While the slideshow only took minutes, the cards took a bit longer. They were built in Photoshop Elements. The card background was created using a layer of my red background color, then placing a stylized line graphic over the background and adjusting the graphic layer’s opacity to have it fade into the background. The background was saved as a template file. Photos then had to be selected, each cropped to the same size, placed on the background template and saved as a separate image file. The light colored border around the image gives the look of a beveled edge to the card and the text color matches it. Once each of the cards was finished, it was saved and imported to iPhoto. The toughest part of the original project was cropping and sizing the images to fit in the template.

iPhoto lets me export the slideshow project in sizes ranging from small (fits an iPhone screen) to large (tv and large monitor screens). Nothing says I can’t export multiple copies – each in a different size. I can then email one size, share another on Facebook, post to my family blog or display a larger version on my tv using Apple TV or a Roku box.

Whether simple or complex, a photo slideshow is a great way to tell a story.

Side note: I don’t know about you, but I import a “finished” copy of just about every graphic/scrapbooking project I create into iPhoto. Not only is it inspiration for future projects, but as in this case, it can become the content in a new project.

Finding Your Waze

I fell in love with Waze [Android & iOS – free] long before I got my iPhone so I was delighted to find it also available for iOS. Waze is unique in that it depends on its users to provide information on traffic and road conditions, accidents and related news. Your view of Waze will show other Waze users around you and you can even make a direct connection with them. It may look too cute to be serious, but it does its job beautifully.

Waze offers both audio and visual turn-by-turn navigation and, on the iPhone 4S and 5, Siri can be used to provide limited voice controls for tasks like reporting traffic conditions or accidents while you drive. You can set set up a navigation route with multiple stops. We put that to work recently while on a junk store tour and it worked beautifully. I just plugged in the addresses of the shops we wanted to visit and arranged them in the order we wanted. Waze got us there with ease.
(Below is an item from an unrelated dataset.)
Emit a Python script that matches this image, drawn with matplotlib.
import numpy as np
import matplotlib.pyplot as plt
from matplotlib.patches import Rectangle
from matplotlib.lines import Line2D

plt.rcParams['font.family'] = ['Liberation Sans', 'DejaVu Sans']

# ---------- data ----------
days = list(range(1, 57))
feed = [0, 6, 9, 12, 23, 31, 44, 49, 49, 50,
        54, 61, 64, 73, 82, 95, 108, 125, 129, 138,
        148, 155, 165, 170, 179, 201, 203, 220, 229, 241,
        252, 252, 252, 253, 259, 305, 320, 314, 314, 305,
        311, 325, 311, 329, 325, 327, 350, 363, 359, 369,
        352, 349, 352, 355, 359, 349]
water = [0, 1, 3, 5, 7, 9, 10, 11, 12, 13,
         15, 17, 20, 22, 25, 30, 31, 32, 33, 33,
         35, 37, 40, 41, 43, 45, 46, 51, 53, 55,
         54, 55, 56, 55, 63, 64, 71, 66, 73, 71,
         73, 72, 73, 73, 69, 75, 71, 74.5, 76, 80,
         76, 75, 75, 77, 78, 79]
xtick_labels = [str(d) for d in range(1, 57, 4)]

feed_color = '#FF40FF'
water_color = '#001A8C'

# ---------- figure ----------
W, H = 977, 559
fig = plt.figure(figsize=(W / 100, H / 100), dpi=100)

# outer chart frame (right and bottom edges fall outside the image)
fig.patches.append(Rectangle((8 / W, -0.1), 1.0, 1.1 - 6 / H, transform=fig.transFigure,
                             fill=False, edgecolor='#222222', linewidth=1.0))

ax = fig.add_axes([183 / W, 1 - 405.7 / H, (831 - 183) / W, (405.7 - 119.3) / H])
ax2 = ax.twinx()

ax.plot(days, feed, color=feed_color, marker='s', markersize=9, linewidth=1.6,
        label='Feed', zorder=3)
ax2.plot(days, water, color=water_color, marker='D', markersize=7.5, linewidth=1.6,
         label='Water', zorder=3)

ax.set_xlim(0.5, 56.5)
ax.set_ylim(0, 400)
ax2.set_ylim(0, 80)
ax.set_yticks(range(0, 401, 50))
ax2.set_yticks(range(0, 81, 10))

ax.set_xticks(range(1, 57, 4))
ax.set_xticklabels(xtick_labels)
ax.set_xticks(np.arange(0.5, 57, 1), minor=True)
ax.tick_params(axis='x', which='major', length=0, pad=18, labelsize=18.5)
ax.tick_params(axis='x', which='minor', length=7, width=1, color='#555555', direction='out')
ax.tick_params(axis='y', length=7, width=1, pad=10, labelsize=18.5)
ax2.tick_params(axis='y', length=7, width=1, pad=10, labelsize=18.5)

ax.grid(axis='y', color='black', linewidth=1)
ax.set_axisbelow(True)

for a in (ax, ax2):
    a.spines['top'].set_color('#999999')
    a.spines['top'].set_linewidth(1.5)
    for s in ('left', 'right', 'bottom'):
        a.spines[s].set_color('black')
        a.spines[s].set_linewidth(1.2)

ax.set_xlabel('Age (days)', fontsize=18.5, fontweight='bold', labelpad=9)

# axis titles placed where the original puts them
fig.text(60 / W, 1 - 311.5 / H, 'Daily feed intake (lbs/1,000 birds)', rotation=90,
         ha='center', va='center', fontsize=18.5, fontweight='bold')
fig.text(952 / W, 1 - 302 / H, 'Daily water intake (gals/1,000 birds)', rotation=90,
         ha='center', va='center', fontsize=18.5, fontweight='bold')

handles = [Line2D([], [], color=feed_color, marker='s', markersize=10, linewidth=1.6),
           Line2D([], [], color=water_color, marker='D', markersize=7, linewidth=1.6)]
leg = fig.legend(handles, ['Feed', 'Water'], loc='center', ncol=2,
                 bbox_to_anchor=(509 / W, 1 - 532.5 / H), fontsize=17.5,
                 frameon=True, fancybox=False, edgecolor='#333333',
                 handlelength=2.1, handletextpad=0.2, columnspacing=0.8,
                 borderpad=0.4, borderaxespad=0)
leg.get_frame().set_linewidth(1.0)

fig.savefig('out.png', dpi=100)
It can be used to find nearby gas stations (and offers crowd-sourced gas prices), banks, restaurants and more and, if you have someone else in the car, you can even chat with other Waze users nearby from within the app. But it doesn’t stop there. If you notice an error in the map, you can edit it yourself. No, not in the mobile app – you’ll make your changes from you desktop using the online map editor.
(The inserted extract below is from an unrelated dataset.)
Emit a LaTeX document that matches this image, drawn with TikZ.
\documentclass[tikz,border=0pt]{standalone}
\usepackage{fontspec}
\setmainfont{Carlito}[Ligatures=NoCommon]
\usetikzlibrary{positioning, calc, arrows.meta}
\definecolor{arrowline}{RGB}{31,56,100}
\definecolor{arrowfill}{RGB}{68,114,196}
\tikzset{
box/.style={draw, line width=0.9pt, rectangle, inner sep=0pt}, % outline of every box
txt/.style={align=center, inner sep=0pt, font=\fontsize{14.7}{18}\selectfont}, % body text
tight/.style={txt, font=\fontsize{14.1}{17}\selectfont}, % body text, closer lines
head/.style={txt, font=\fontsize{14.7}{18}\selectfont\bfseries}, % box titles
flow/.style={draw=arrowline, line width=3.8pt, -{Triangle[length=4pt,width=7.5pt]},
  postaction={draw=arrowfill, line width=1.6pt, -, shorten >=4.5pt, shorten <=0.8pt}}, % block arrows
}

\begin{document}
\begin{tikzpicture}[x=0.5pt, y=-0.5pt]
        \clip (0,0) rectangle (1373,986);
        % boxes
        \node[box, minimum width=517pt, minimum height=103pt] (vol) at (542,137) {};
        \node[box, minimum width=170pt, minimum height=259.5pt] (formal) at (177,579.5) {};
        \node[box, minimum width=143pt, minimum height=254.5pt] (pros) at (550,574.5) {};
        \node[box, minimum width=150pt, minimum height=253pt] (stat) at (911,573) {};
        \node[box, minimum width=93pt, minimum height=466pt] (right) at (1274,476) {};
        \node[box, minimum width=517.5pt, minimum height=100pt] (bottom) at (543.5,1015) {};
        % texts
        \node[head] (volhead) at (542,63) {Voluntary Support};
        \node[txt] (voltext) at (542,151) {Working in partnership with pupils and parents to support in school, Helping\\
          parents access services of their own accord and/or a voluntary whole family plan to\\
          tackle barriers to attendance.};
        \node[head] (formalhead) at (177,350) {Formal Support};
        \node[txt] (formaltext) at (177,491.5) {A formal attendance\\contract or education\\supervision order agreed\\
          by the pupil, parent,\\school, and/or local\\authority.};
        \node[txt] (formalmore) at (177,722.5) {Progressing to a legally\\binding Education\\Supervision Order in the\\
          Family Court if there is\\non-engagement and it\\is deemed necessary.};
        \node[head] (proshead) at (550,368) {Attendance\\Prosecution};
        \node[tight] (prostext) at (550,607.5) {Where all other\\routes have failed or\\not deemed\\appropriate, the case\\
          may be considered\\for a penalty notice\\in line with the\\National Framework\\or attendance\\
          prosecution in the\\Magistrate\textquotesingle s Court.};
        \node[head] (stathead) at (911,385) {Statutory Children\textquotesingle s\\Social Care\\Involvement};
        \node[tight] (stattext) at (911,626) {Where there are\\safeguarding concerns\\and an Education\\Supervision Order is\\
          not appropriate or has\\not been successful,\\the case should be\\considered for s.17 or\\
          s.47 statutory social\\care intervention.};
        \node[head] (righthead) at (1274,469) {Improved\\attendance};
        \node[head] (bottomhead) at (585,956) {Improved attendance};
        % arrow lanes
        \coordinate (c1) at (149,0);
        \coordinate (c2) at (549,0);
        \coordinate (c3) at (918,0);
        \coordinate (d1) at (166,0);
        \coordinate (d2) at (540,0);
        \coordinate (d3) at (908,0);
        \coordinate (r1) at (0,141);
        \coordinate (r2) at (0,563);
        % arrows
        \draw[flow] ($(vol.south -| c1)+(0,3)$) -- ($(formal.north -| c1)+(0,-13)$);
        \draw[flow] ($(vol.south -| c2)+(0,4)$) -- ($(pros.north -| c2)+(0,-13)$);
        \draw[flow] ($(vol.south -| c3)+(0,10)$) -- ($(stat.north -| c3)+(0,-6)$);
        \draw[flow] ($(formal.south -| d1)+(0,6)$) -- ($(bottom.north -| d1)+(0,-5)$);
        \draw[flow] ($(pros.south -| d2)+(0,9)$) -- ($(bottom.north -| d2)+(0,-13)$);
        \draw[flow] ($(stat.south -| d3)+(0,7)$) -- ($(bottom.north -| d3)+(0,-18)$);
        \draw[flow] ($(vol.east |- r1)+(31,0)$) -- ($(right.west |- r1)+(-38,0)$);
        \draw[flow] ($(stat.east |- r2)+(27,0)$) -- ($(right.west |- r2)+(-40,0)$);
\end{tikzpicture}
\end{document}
It’s the crowd-sourced content that makes Waze so special. Those of us who live away from large metropolitan areas are often left out of the whistles and bells built into location-based apps. Waze users are reporting from everywhere. I’m in no rush for the new and improved Apple Maps because Waze meets my needs beautifully. I don’t see myself changing anytime soon.

Personal Publishing

I consider myself a family historian rather than a genealogist. I have no credentials in anything to do with genealogy but I do have decades of experience with the history of my family. Growing up in a small town that also just happened to be the oldest city in the United States, genealogy wasn’t a study but a social structure defining where you fit into the community. I was “Bubba’s eldest” or “one of Tot’s girls”. Many families could trace their local heritage back 9 or 10 generations, but ours was a family of newcomers who didn’t arrive here until the 1920s. I grew up on a creek that 300 years earlier was used to float coquina (a local shell-rock) across the bay to build the Spanish fort that still dominates the city’s bayfront. Like genealogy, history is also part of everyday life here. It’s not unusual to find pottery shards and other historical artifacts anywhere and before you can do almost any kind of construction within the city limits, the city archaeologist comes to look for anything of historical significance.
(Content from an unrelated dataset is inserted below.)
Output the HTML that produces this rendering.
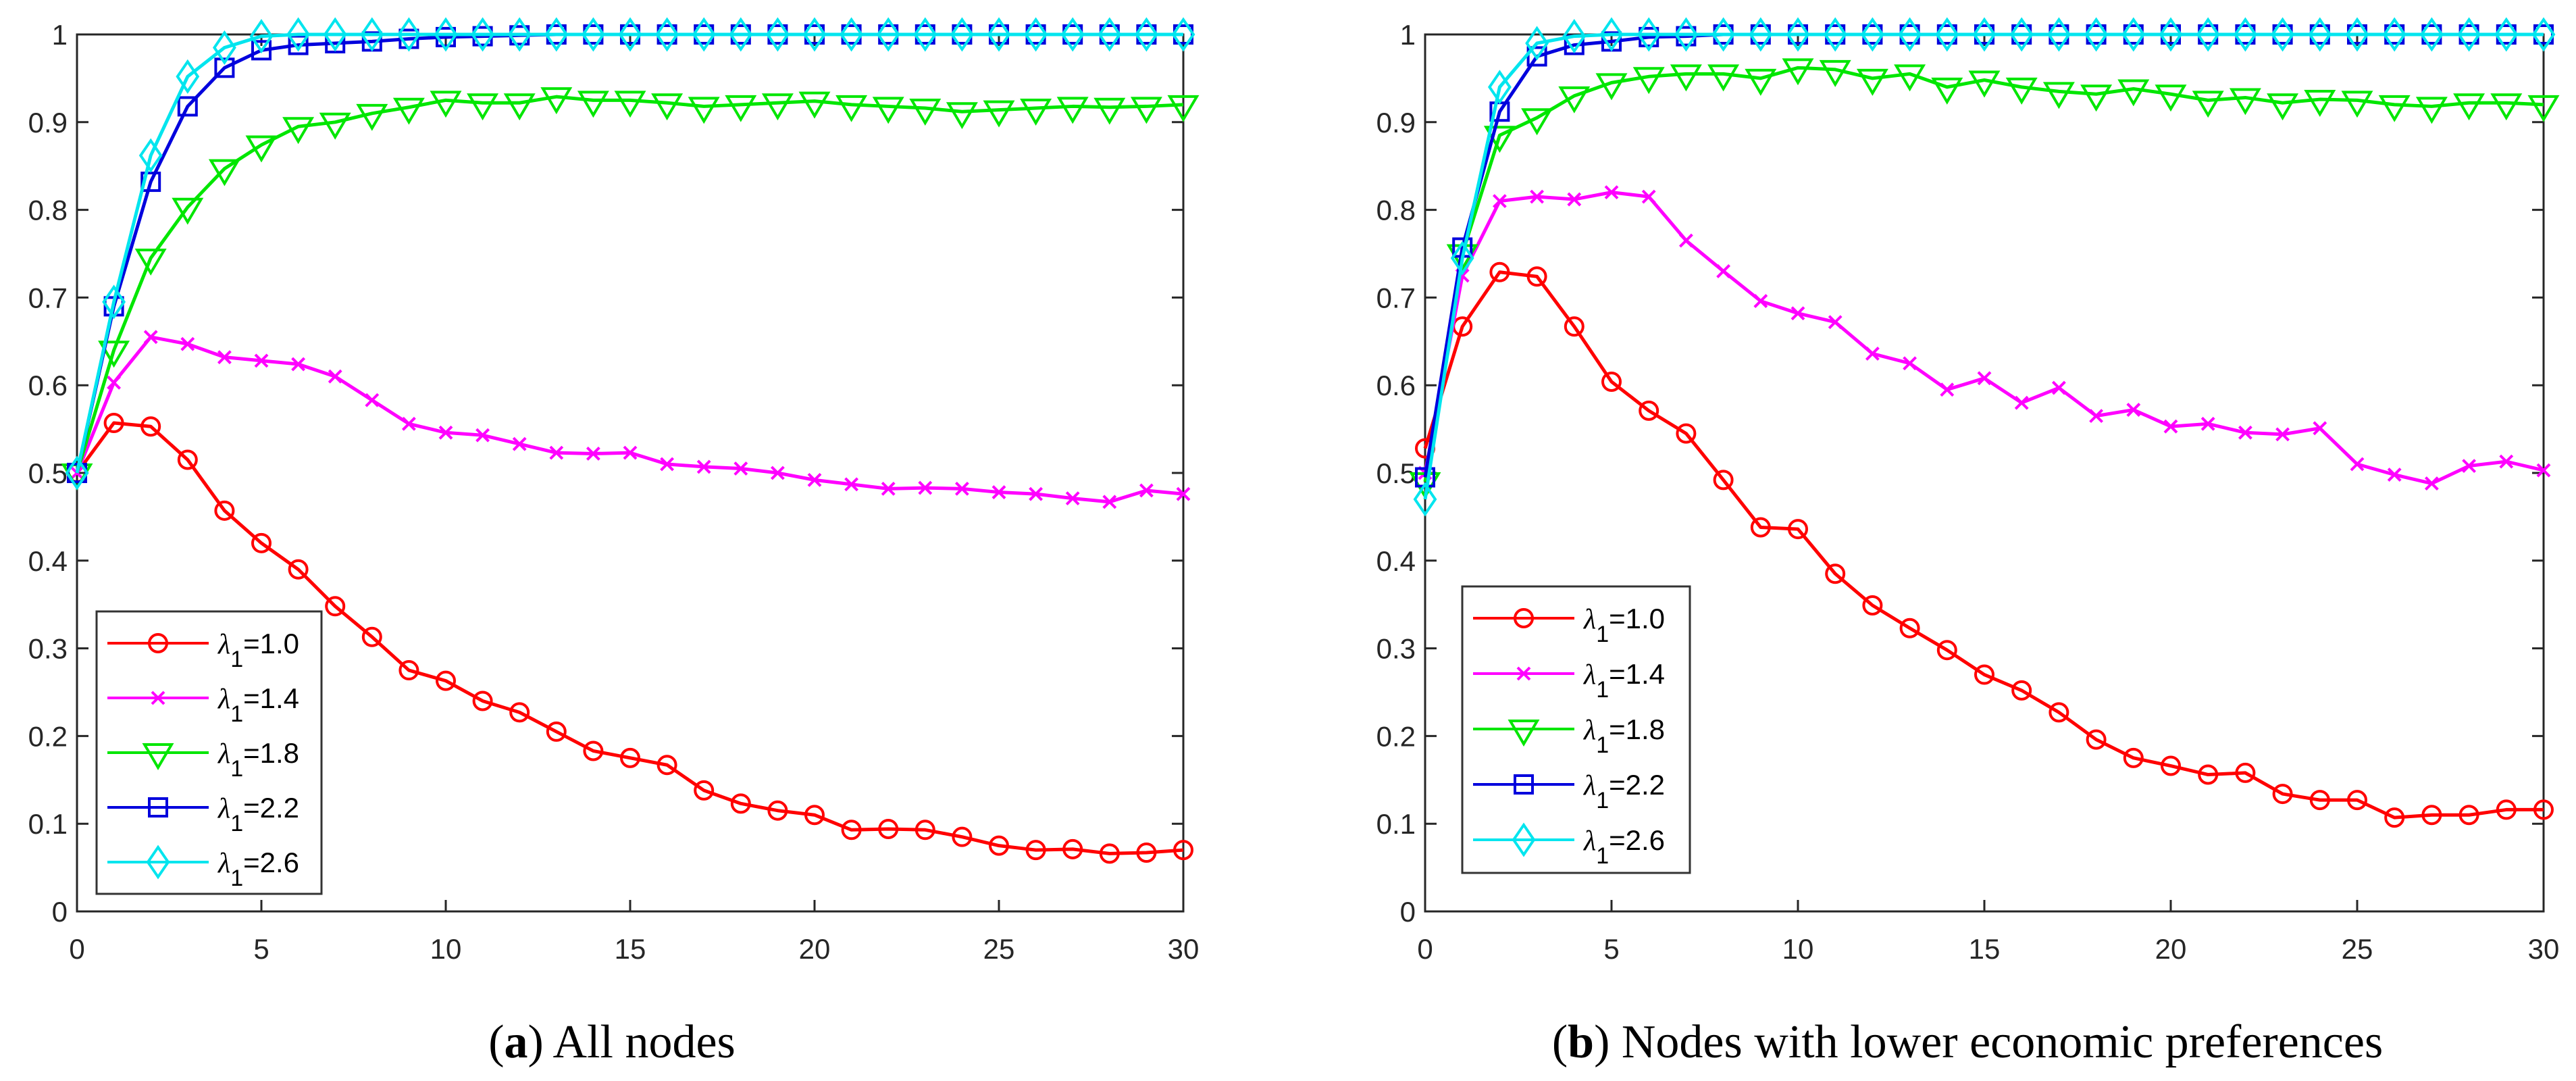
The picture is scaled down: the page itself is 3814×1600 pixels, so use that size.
<!DOCTYPE html>
<html><head><meta charset="utf-8"><style>
body{margin:0;background:#fff;}
svg{display:block;}
text{font-family:"Liberation Sans",Arial,sans-serif;}
</style></head><body>
<svg id="fig" width="3814" height="1600" xmlns="http://www.w3.org/2000/svg"></svg>
<script>
const xs = Array.from({length:31},(_, i)=>i);
const xTicks = [0,5,10,15,20,25,30];
const yTicks = [0,0.1,0.2,0.3,0.4,0.5,0.6,0.7,0.8,0.9,1];
const yTickLabels = ["0","0.1","0.2","0.3","0.4","0.5","0.6","0.7","0.8","0.9","1"];
const seriesNames = ["λ1=1.0","λ1=1.4","λ1=1.8","λ1=2.2","λ1=2.6"];
const legendValues = ["1.0","1.4","1.8","2.2","2.6"];
// Panel (a)
const aRed = [0.5,0.557,0.553,0.515,0.457,0.42,0.39,0.348,0.313,0.275,0.263,0.24,0.227,0.205,0.183,0.175,0.167,0.138,0.123,0.115,0.11,0.093,0.094,0.093,0.085,0.075,0.07,0.071,0.066,0.067,0.07];
const aMagenta = [0.5,0.603,0.655,0.647,0.632,0.628,0.624,0.61,0.583,0.556,0.546,0.543,0.533,0.523,0.522,0.523,0.51,0.507,0.505,0.5,0.492,0.487,0.482,0.483,0.482,0.478,0.476,0.471,0.467,0.48,0.476];
const aGreen = [0.5,0.64,0.745,0.803,0.847,0.874,0.895,0.9,0.91,0.917,0.925,0.922,0.922,0.929,0.925,0.925,0.922,0.918,0.92,0.922,0.924,0.92,0.918,0.916,0.912,0.914,0.916,0.918,0.917,0.918,0.92];
const aBlue = [0.5,0.69,0.832,0.918,0.962,0.982,0.988,0.99,0.992,0.995,0.997,0.998,0.999,1,1,1,1,1,1,1,1,1,1,1,1,1,1,1,1,1,1];
const aCyan = [0.5,0.695,0.862,0.952,0.985,0.998,1,1,1,1,1,1,1,1,1,1,1,1,1,1,1,1,1,1,1,1,1,1,1,1,1];
// Panel (b)
const bRed = [0.528,0.667,0.729,0.724,0.667,0.604,0.571,0.545,0.492,0.438,0.436,0.385,0.349,0.323,0.298,0.27,0.252,0.227,0.196,0.175,0.166,0.156,0.158,0.134,0.127,0.127,0.107,0.11,0.11,0.116,0.116];
const bMagenta = [0.5,0.725,0.81,0.815,0.812,0.82,0.815,0.765,0.73,0.696,0.682,0.672,0.636,0.625,0.595,0.608,0.58,0.597,0.565,0.572,0.553,0.556,0.546,0.544,0.551,0.51,0.498,0.488,0.508,0.513,0.503];
const bGreen = [0.49,0.75,0.885,0.905,0.93,0.945,0.952,0.955,0.955,0.95,0.962,0.96,0.95,0.955,0.94,0.948,0.94,0.935,0.932,0.938,0.932,0.925,0.928,0.922,0.926,0.925,0.92,0.918,0.922,0.922,0.92];
const bBlue = [0.495,0.757,0.912,0.975,0.988,0.992,0.997,0.998,1,1,1,1,1,1,1,1,1,1,1,1,1,1,1,1,1,1,1,1,1,1,1];
const bCyan = [0.47,0.745,0.94,0.99,0.998,1,1,1,1,1,1,1,1,1,1,1,1,1,1,1,1,1,1,1,1,1,1,1,1,1,1];

const NS="http://www.w3.org/2000/svg";
const svg=document.getElementById('fig');
function mk(tag,attrs,parent){const e=document.createElementNS(NS,tag);for(const k in attrs)e.setAttribute(k,attrs[k]);(parent||svg).appendChild(e);return e;}
const colors=["#ff0000","#ff00ff","#00e600","#0000dd","#00e5ee"];
const markers=["circle","x","tri","square","diamond"];

function marker(g,type,cx,cy,color){
  let e;
  if(type==="circle"){e=mk('circle',{cx:cx,cy:cy,r:13,fill:'none',stroke:color,'stroke-width':4},g);}
  else if(type==="x"){e=mk('path',{d:`M${cx-9} ${cy-9}L${cx+9} ${cy+9}M${cx-9} ${cy+9}L${cx+9} ${cy-9}`,stroke:color,'stroke-width':4,fill:'none'},g);}
  else if(type==="tri"){e=mk('path',{d:`M${cx-20} ${cy-12}L${cx+20} ${cy-12}L${cx} ${cy+22}Z`,stroke:color,'stroke-width':4,fill:'none'},g);}
  else if(type==="square"){e=mk('rect',{x:cx-13,y:cy-13,width:26,height:26,stroke:color,'stroke-width':4,fill:'none'},g);}
  else {e=mk('path',{d:`M${cx} ${cy-22}L${cx+15} ${cy}L${cx} ${cy+22}L${cx-15} ${cy}Z`,stroke:color,'stroke-width':4,fill:'none'},g);}
  
  
}

function panel(id,x0,x1,y0,y1,series,legend,caption,capX){
  const g=mk('g',{});
  
  
  const sx=v=>x0+(v-0)/(30-0)*(x1-x0);
  const sy=v=>y1-(v-0)/(1-0)*(y1-y0);
  const box=mk('rect',{x:x0,y:y0,width:x1-x0,height:y1-y0,fill:'none',stroke:'#262626','stroke-width':3},g);
  
  
  xTicks.forEach(t=>{
    const X=sx(t);
    mk('line',{x1:X,y1:y1,x2:X,y2:y1-17,stroke:'#262626','stroke-width':3},g);
    mk('line',{x1:X,y1:y0,x2:X,y2:y0+17,stroke:'#262626','stroke-width':3},g);
    const tx=mk('text',{x:X,y:y1+70,'font-size':42,'text-anchor':'middle',fill:'#262626'},g);
    tx.textContent=t;
    
    
  });
  yTicks.forEach((t,i)=>{
    const Y=sy(t);
    mk('line',{x1:x0,y1:Y,x2:x0+17,y2:Y,stroke:'#262626','stroke-width':3},g);
    mk('line',{x1:x1,y1:Y,x2:x1-17,y2:Y,stroke:'#262626','stroke-width':3},g);
    const ty=mk('text',{x:x0-14,y:Y+15,'font-size':42,'text-anchor':'end',fill:'#262626'},g);
    ty.textContent=yTickLabels[i];
    
    
  });
  series.forEach((arr,si)=>{
    const sg=mk('g',{},g);
    
    
    const pts=arr.map((v,i)=>sx(xs[i])+','+sy(v)).join(' ');
    const pl=mk('polyline',{points:pts,fill:'none',stroke:colors[si],'stroke-width':5,'stroke-linejoin':'round'},sg);
    
    
    arr.forEach((v,i)=>marker(sg,markers[si],sx(xs[i]),sy(v),colors[si]));
  });
  const lg=mk('g',{},g);
  
  
  mk('rect',{x:legend.x,y:legend.y,width:legend.w,height:legend.h,fill:'#fff',stroke:'#333','stroke-width':3},lg);
  seriesNames.forEach((n,si)=>{
    const Y=legend.row0+si*legend.dy;
    const eg=mk('g',{},lg);
    
    
    mk('line',{x1:legend.x+16,y1:Y,x2:legend.x+166,y2:Y,stroke:colors[si],'stroke-width':4},eg);
    marker(eg,markers[si],legend.x+91,Y,colors[si]);
    const t=mk('text',{x:legend.x+180,y:Y+15,'font-size':42,fill:'#000'},eg);
    const l=mk('tspan',{style:'font-family:"Liberation Serif",serif;font-style:italic'},t);l.textContent='λ';
    const s=mk('tspan',{dy:20,'font-size':34},t);s.textContent='1';
    const r=mk('tspan',{dy:-20},t);r.textContent='='+legendValues[si];
  });
  const c=mk('text',{x:capX,y:1565,'font-size':70,'text-anchor':'middle',style:'font-family:"Liberation Serif",serif',fill:'#000'},g);
  
  
  const a=mk('tspan',{},c);a.textContent='(';
  const b=mk('tspan',{'font-weight':'bold'},c);b.textContent=id;
  const d=mk('tspan',{},c);d.textContent=') '+caption;
}
panel('a',114,1752,51,1349,[aRed,aMagenta,aGreen,aBlue,aCyan],{x:143,y:905,w:333,h:418,row0:952,dy:81},'All nodes',906);
panel('b',2110,3766,51,1349,[bRed,bMagenta,bGreen,bBlue,bCyan],{x:2165,y:868,w:337,h:424,row0:915,dy:82},'Nodes with lower economic preferences',2913);
</script>
</body></html>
Although I enjoy chasing elusive ancestors, most of all I want to preserve and share the family artifacts and stories that have been a part of my life. I want those stories to be fascinating as well as factual with the appropriate source citations. And, I don’t want to restrict myself to one format. A “coffee table book” of family art and treasures is a project already in its initial stages and my artist uncle recently presented us with a beautiful watercolor collage of my father’s maritime career. There are many other project ideas yet to take off. My current focus is on the people I have known personally. They were extraordinary, ordinary people (I love that term!) and I want to show what made them so. It’s a challenge.

Having also spent a few decades in the technology world, I’ve enjoyed watching the genealogy community embrace the tools that have allowed us all to expand our research horizons and capabilities. Technology that was once both expensive and complicated has become accessible, affordable and user-friendly. I’m just as delighted to see the same thing happening in the publishing arena. For me, personally, it offers a broad range of options for building more than project ideas. Most of all, it’s opening up publishing to everyone. The technology is here and functional, but we’re blasted with so many choices that it’s awfully distracting. The challenge is to find one or two options that fit my needs and support my work style. I’ve found one – blogging with WordPress – but I’m still looking for book-building and multimedia options.

Just like research tools, publishing tools are a personal choice. This app isn’t better than that one, it’s just that I find it more suited to the way I work. There are many options out there and more arriving every day. The geek in me wants to try them all. The family historian wants to tell some stories. Looks like both of them are going to be very busy.